Political culture in Trinity is suffocating

Many people use societies and the Students’ Union to advance their own political agenda

Art by Megan Luddy

I suspect the conflict over the changing of Dublin University Gender Equality Society’s (DUGES) official name to DU Feminist Society (FemSoc) is confusing to many new Trinity students. The Central Societies Committee (CSC) holds that it does not wish to allow the formation of political societies not affiliated with a political party – as though both societies specifically and student life more broadly were not already saturated with political identification, conflict, and divisiveness.

Since the very first day many new Trinity students arrived in Dublin this year, it has been made clear to them that the environment in which they live is now explicitly political. Society life, student marches, and Trinity College Dublin Students’ Union (TCDSU) events involve constant political jostling. You cannot walk through campus without seeing a Repeal jumper. It is rare to find someone without an opinion on Katie Ascough.

And at the Warden’s address to students living in Trinity Hall, TCDSU President Kevin Keane stood up and announced to every young person who had been just placed into one of the most intense periods of change in their life, that he was there to empower them to repeal the Eighth Amendment to this country’s constitution. It is impossible to escape politics in Trinity.

It is likely that at least a few of the students who sat listening to Keane felt less empowered and more helpless to do anything but nod. Others still might have seen a glimpse of a college life where they were forced to pick sides on issues they knew very little about. Yet more may have wondered if they would be alone in expressing a sense of frustration or isolation in the face of this pressure.

It may come as a surprise to the more experienced political activists of this college that people do not emerge from secondary school with fully formed opinions on issues as broad-ranging as abortion, the correct way to finance universities, or intersectional feminism.

These students are faced with an SU and a broader set of campus societies which have very definite opinions on each of these issues. Worse still, what happens when someone has formed an opinion on these issues but it is the wrong one? Many students from international and rural backgrounds are faced with a very simple choice. Adopt these opinions, and get to play a meaningful part in campus life, or fail to and find yourself to be a black sheep constantly on guard.

I am certain that those who campaign around these tentpole issues of student politics do not intentionally seek to create this effect. No doubt they see themselves as educators, opening the doors to debate and discussion. But the approach used by the SU and others is more about mounting social pressure than meaningful discussion.

Keane did not seek to convince anyone listening to him that the Eighth Amendment was an unacceptable piece of legislation or that women deserved complete autonomy over their bodies. Rather, he assumed that we already believed in his cause.

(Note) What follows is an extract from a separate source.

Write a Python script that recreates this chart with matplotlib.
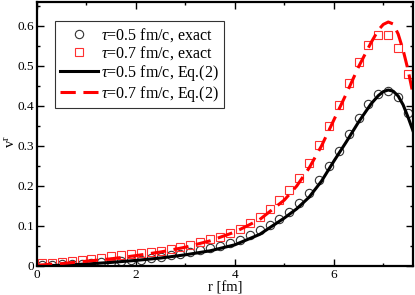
import matplotlib
matplotlib.use("Agg")
import matplotlib.pyplot as plt
from matplotlib.ticker import MultipleLocator

plt.rcParams['font.family'] = ['Liberation Serif', 'DejaVu Serif']
plt.rcParams['mathtext.fontset'] = 'custom'
plt.rcParams['mathtext.rm'] = 'Liberation Serif'
plt.rcParams['mathtext.it'] = 'Liberation Serif:italic'

# exact results (markers)
r_exact = [0.1, 0.3, 0.5, 0.7, 0.9, 1.1, 1.3, 1.5, 1.7, 1.9,
           2.1, 2.3, 2.5, 2.7, 2.9, 3.1, 3.3, 3.5, 3.7, 3.9,
           4.1, 4.3, 4.5, 4.7, 4.9, 5.1, 5.3, 5.5, 5.7, 5.9,
           6.1, 6.3, 6.5, 6.7, 6.9, 7.1, 7.3, 7.5]
v_exact_05 = [0.002, 0.003, 0.004, 0.005, 0.006, 0.0075, 0.009, 0.0105, 0.012, 0.014,
              0.016, 0.019, 0.023, 0.027, 0.031, 0.035, 0.040, 0.044, 0.050, 0.057,
              0.065, 0.077, 0.090, 0.103, 0.117, 0.136, 0.157, 0.183, 0.215, 0.250,
              0.288, 0.330, 0.369, 0.405, 0.430, 0.438, 0.423, 0.383]
v_exact_07 = [0.007, 0.008, 0.011, 0.0125, 0.015, 0.0175, 0.021, 0.025, 0.0275, 0.030,
              0.033, 0.036, 0.038, 0.0425, 0.047, 0.0525, 0.059, 0.067, 0.073, 0.083,
              0.0925, 0.107, 0.122, 0.142, 0.165, 0.190, 0.219, 0.258, 0.3025, 0.350,
              0.4025, 0.458, 0.509, 0.5525, 0.5775, 0.5775, 0.546, 0.479]

# Eq.(2) curves
r_eq = [0, 0.5, 1, 1.5, 2, 2.5, 3, 3.5, 4, 4.5, 5, 5.25, 5.5, 5.75, 6, 6.25,
        6.5, 6.75, 6.9, 7.0, 7.1, 7.2, 7.3, 7.4, 7.5, 7.6]
v_eq_05 = [0.0, 0.002, 0.005, 0.009, 0.014, 0.020, 0.028, 0.038, 0.053, 0.079,
           0.120, 0.143, 0.172, 0.212, 0.262, 0.310, 0.360, 0.405, 0.426, 0.436,
           0.440, 0.437, 0.425, 0.403, 0.372, 0.338]
v_eq_07 = [0.002, 0.006, 0.012, 0.018, 0.026, 0.035, 0.047, 0.063, 0.085, 0.116,
           0.165, 0.200, 0.245, 0.300, 0.365, 0.430, 0.498, 0.558, 0.590, 0.604,
           0.610, 0.605, 0.580, 0.540, 0.490, 0.430]

fig = plt.figure(figsize=(4.15, 2.95), dpi=100)
ax = fig.add_axes([37/415, 29/295, 376/415, 264/295])

ax.plot(r_exact, v_exact_05, 'o', mfc='none', mec='#333333', ms=6, mew=0.8,
        label=r'$\tau$=0.5 fm/c, exact')
ax.plot(r_exact, v_exact_07, 's', mfc='none', mec='#ff3030', ms=5.5, mew=0.8,
        label=r'$\tau$=0.7 fm/c, exact')
ax.plot(r_eq, v_eq_05, '-', color='black', lw=2.2,
        label=r'$\tau$=0.5 fm/c, Eq.(2)')
ax.plot(r_eq, v_eq_07, '--', color='red', lw=2.2, dashes=(5, 2.5),
        label=r'$\tau$=0.7 fm/c, Eq.(2)')

ax.set_xlim(0, 7.6)
ax.set_ylim(0, 0.66)
ax.xaxis.set_minor_locator(MultipleLocator(1))
ax.yaxis.set_minor_locator(MultipleLocator(0.05))
ax.set_xticks([0, 2, 4, 6])
ax.set_xticklabels(['0', '2', '4', '6'])
ax.set_yticks([0, 0.1, 0.2, 0.3, 0.4, 0.5, 0.6])
ax.set_yticklabels(['0', '0.1', '0.2', '0.3', '0.4', '0.5', '0.6'])
ax.tick_params(which='both', direction='in', top=True, right=True,
               labelsize=9.5, pad=2)
ax.tick_params(which='major', length=5, width=1)
ax.tick_params(which='minor', length=2.5, width=1)
for s in ax.spines.values():
    s.set_linewidth(1.6)

ax.set_xlabel('r [fm]', fontsize=10.5, labelpad=0)
ax.set_ylabel(r'v$^{\rm r}$', fontsize=10.5, va='center')
ax.yaxis.set_label_coords(-0.07, 0.47)

leg = ax.legend(loc='upper left', bbox_to_anchor=(0.048, 0.928), borderaxespad=0,
                fontsize=11.5, frameon=True, fancybox=False, edgecolor='black',
                handlelength=2.4, handletextpad=0.2, labelspacing=0.05,
                borderpad=0.3, numpoints=1)
leg.get_frame().set_linewidth(0.8)

fig.savefig('out.png', dpi=100)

Whether he knows it or not, he has considerable power over what is considered acceptable for students to believe as they begin their new lives at Trinity. This gives him a worrying amount of control. It is a great responsibility indeed.

Of course, attempts have been made to be open and create dialogue. Too often however, these are hamstrung and condescending. “Empowerment Week” saw events like Repeal 101 and an anonymous repeal questions box. These attempts, however, imply that while you may have questions, there is a right answer. Too much dissension and too many questions are neither welcome nor expected.

None of this is unique to the SU, and the particular set of progressive opinions they embrace. I am certain that you could involve yourself in an equally toxic set of pro-life communities where social pressure is leveraged in a similar way. That does not mean that it is right.

When students across the country and indeed the world chose to come to Trinity, it is unlikely they knew that this was the social community which they would be entering into. And it is unfair, in light of that, that the SU should conduct themselves in this way.

The questions dominating Irish political life in 2017 are immensely complicated. There is no shame in not having a developed opinion on issues where no consensus exists even amongst experts, as is the case in the instance of student fees. In fact, I would contend that this is probably the reasonable position.

Yet the nature of student life in Trinity is such that you are not only expected to have an opinion on each of these issues, but to become an activist in their favour. The question remains – why should we seek to empower before we educate?

The cynical answer is that those who campaign on issues of national politics in Trinity do not really care about convincing or educating students. If social pressure and expectation means that more people will attend their march then they have won. If it means that students vote in the way they wish, then they have won.

But to act as though any of this is universally in the interest of Trinity students is disingenuous. By weaving a single set of political positions into the fabric of student life, we affect how social structures form and who is included in them.

Most people will simply comply with these expectations. Among them, however, there are people whose families and friends back home think in a completely different way. There are people who have doubts and fears about fitting into college life at all. And there are people who are confused about what they are meant to believe, and why that can so often be more important than who they are.

I have no doubt that this method of controlling student politics is effective. I wonder if it is worth it.

Ronan Daly

Ronan Daly is a Deputy Features Editor, and a Senior Fresh History and Politics student.